Crime Library: Criminal Minds and Methods

The Chowchilla Kidnapping


Fred Woods
Fred Woods

After the trial, Chowchilla fell out of the media spotlight, which was just fine with many of the town's residents. Reporters would come by as an anniversary of the crime occurred, but by and large, the episode was not what the town wanted to be remembered for and the media had a hard time getting any statements or comments out of the natives.

A prosecutor during the trio's trial told the SF Chronicle years later that "people here just don't want to talk about it," adding that the media (whom he compared to an army invasion) had been so intense and intrusive to Chowchilla that reporters were still shied away from, years later.

Hollywood brought Chowchilla back into the spotlight in 1993 when Baugh and Morgan's book served as the basis for a TV-movie about the crime and its aftermath. One result of the movie, as reported by the School Transportation News web site, was that Fred sued over what he felt was a biased portrayal of himself in the movie. The lawsuit was eventually dismissed.

Board of Prison Terms
Board of Prison Terms

July of 2006 will mark the 30th anniversary of the crime.

Over the past three decades, The Chronicle has kept in intermittent contact with not only the Chowchilla victims but also with the three kidnappers as they have progressed from young to middle-aged men who have spent the majority of their lives behind bars.

Ed Ray, recent
Ed Ray, recent

When asked about the possibility of his three captors being paroled, Ed told The Chronicle in 1996 "They ought to stay there. They did a damned dirty trick." One of the victims, who was less than 10 at the time she was kidnapped, told the same reporter "They left us to die, all 26 of us. You have to be sick to do something like that to children."

On the other end of the spectrum, however, The Chronicle has reported that unlikely people such as sheriff's officers and the judge who originally passed sentence on them, as well as some of the actual victims, have expressed their belief that it is time, if not past time, for the trio to be released.

One sheriff's lieutenant told the newspaper that he in no way believed that "they are a threat to society (and if all three were released), you wouldn't hear from (them) again."

James Schoenfeld, recent
James Schoenfeld, recent

All three have maintained nearly perfect prison records over the past thirty years.

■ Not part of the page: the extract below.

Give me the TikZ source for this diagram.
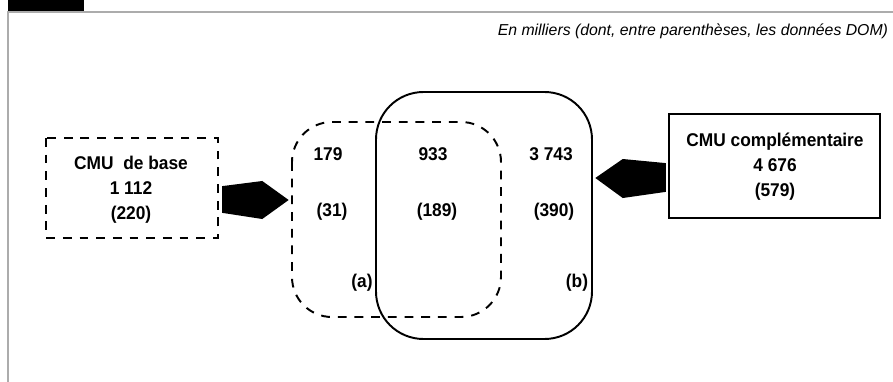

In July of 2001, The Chronicle interviewed Rick and Jim at their Southern California prison. Expressing regret for their actions, the brothers stated that they have been contacted by some of their victims and have corresponded with them to do whatever they can to explain their previous injudicious actions and to help the victims cope with their shared past.

Jim assured The Chronicle reporter that the victims "have nothing to fear from us."